Продолжайте, прошу вас!

Он подумал: «Одинокие люди ужасно разговорчивы, если кто-нибудь нарушит их одиночество». Да и сам он разве не прочь поговорить, если подвернется подходящий слушатель? Но о самом себе, о своей личной жизни он никогда никому не говорил ни слова. А если обстоятельства вынуждали сказать что-либо, он просто-напросто сочинял, импровизировал, превращался в воображаемое третье лицо. Обычно это третье лицо отличалось такими выходками, на какие сам он едва ли был способен.

– Я рассказываю все это вам в назидание, – продолжал профессор, зябко кутаясь в шарф. – К тому же вы археолог, привыкли иметь дело с прошлым. Итак, остался наконец один. Сколько это продолжалось – то ли год, то ли два?

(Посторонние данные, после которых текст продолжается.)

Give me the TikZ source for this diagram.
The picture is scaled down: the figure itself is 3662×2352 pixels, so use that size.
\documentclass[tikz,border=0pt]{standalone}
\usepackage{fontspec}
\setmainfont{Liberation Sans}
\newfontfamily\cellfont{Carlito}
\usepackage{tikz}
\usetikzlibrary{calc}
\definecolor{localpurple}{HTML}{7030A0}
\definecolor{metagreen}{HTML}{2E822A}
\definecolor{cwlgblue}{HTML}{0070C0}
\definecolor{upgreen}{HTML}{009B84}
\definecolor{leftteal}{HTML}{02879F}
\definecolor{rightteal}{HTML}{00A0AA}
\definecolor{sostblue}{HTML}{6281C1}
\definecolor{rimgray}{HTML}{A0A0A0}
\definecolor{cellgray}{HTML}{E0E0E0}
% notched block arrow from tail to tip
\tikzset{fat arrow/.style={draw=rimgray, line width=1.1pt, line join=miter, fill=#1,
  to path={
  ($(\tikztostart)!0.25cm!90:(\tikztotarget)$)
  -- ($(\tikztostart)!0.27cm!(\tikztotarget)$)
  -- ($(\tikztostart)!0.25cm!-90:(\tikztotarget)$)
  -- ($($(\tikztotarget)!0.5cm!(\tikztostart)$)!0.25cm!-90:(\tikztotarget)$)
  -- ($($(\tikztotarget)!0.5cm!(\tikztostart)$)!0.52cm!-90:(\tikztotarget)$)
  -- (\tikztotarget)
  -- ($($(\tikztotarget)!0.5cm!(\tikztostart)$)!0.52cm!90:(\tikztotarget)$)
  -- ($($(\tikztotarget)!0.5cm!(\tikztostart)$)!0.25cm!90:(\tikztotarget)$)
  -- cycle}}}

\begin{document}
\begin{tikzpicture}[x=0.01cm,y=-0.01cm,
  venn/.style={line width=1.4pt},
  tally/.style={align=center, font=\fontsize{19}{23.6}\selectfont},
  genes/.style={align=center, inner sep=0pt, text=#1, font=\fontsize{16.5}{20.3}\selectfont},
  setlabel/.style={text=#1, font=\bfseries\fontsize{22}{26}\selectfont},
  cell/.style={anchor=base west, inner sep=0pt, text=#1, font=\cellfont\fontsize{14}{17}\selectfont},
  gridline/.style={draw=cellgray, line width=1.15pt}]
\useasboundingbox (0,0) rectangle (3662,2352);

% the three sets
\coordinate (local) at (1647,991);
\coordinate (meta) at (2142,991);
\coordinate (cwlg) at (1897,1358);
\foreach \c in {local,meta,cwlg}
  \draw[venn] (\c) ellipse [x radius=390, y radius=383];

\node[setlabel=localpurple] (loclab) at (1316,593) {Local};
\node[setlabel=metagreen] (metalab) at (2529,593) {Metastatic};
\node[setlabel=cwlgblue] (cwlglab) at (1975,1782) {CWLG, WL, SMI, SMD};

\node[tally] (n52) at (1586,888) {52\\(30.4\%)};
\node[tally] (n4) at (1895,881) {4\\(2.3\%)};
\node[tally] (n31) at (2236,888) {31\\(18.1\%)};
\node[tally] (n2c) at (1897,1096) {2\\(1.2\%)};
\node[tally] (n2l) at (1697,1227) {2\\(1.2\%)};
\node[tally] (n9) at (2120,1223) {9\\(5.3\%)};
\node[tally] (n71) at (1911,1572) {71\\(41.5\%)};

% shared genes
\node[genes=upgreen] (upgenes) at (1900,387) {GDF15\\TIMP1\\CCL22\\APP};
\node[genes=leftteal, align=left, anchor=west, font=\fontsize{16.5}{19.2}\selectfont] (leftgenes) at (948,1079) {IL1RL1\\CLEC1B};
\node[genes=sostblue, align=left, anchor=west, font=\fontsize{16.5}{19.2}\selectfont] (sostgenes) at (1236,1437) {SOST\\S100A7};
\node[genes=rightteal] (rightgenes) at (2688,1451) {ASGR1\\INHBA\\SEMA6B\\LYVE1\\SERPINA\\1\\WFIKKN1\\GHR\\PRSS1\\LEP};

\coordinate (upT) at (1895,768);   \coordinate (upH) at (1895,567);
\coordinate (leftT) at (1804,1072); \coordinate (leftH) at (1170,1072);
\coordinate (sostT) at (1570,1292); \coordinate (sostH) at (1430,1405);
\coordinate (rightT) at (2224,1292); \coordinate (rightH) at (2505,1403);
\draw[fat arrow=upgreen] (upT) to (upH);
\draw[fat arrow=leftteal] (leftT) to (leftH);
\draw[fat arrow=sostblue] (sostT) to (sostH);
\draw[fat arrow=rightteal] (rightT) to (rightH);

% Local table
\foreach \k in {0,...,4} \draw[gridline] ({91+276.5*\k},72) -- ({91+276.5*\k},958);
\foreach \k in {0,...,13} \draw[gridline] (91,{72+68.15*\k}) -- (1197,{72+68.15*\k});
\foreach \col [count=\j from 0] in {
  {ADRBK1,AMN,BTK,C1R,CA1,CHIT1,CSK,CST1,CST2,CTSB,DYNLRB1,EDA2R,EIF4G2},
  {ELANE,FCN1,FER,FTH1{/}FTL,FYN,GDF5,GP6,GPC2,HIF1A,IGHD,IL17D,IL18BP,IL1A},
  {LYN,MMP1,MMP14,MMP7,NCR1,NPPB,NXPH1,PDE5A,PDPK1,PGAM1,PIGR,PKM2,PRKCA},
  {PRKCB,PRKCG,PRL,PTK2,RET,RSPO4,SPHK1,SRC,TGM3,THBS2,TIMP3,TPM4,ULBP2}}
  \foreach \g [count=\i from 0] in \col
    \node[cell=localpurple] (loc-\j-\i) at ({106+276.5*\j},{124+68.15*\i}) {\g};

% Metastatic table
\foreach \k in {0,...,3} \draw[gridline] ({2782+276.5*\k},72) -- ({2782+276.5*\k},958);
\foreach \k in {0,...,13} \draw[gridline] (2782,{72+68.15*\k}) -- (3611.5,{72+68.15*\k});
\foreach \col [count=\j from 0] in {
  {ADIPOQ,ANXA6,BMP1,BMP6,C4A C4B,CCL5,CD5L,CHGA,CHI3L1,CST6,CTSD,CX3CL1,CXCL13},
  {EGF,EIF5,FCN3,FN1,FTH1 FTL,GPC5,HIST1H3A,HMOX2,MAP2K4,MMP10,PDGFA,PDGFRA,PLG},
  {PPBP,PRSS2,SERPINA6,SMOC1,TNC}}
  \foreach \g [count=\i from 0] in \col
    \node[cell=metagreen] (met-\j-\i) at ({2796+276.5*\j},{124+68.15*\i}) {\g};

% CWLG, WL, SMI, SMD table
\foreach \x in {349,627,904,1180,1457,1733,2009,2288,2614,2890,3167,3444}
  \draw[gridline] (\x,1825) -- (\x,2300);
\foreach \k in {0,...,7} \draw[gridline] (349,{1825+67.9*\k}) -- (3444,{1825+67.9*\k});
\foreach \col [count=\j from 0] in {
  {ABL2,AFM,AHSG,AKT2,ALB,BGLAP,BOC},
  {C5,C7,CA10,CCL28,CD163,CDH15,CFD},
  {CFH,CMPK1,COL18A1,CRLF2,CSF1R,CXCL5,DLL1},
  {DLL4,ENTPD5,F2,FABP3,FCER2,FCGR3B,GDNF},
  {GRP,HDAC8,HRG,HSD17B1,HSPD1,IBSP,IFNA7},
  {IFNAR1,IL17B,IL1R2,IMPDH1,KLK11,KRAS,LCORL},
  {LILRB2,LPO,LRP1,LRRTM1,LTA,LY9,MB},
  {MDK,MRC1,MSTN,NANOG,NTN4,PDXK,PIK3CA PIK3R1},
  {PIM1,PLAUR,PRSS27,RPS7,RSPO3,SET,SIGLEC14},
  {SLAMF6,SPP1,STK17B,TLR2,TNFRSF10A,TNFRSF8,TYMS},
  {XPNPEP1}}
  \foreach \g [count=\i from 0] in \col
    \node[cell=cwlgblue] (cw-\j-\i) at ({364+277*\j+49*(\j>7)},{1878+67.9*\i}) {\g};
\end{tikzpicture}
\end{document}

Допустим, пять лет. Но вот однажды – я как раз писал тогда статью для академического ежегодника – со мной случилось нечто странное: у меня появилось такое ощущение, будто на сердце лег камень – боли нет, а тяжко. Я швырнул ручку и стал ходить взад и вперед по комнате – тут, как видите, есть где разгуляться. Гляжу в окно – на улице туман, моросит дождь, живой души не видно. Дело было осенью. На мокрой земле кучками лежит сбитая ветром пожелтевшая листва. Мне вдруг стало холодно, хотя и тогда, как сейчас, в углу стояла электрическая печка в три тысячи ватт. И сам не знаю почему – блажь какая-то, – я ни с того ни с сего полез в подвал, где были свалены выброшенные отсюда вещи. Порывшись среди этого хлама, я взял и приволок сюда – что бы вы думали?

– Портрет, – тихо сказал Аввакум.

Профессор вздрогнул, и шарф опять едва не соскользнул с его плеч. С полуоткрытым ртом он уставился на Аввакума.

– В том, что я догадался, нет ничего удивительного, –

кротко улыбнувшись, сказал Аввакум. Но тут же пожалел, что поторопился с ответом и лишил профессора удовольствия – ведь тому хотелось удивить его. – Разгадка так проста, – сказал он, – что любой мог бы догадаться. – Рама слева внизу сильно ободрана – такое впечатление, будто ее пытались разрезать большой пилой. Но пила, разумеется, здесь ни при чем – кто бы стал портить пилой такую роскошную раму? Куда логичнее предположить, что это работа какого-нибудь грызуна. Скорее всего, крысы – одной или даже нескольких, ведь они обычно водятся в подвалах.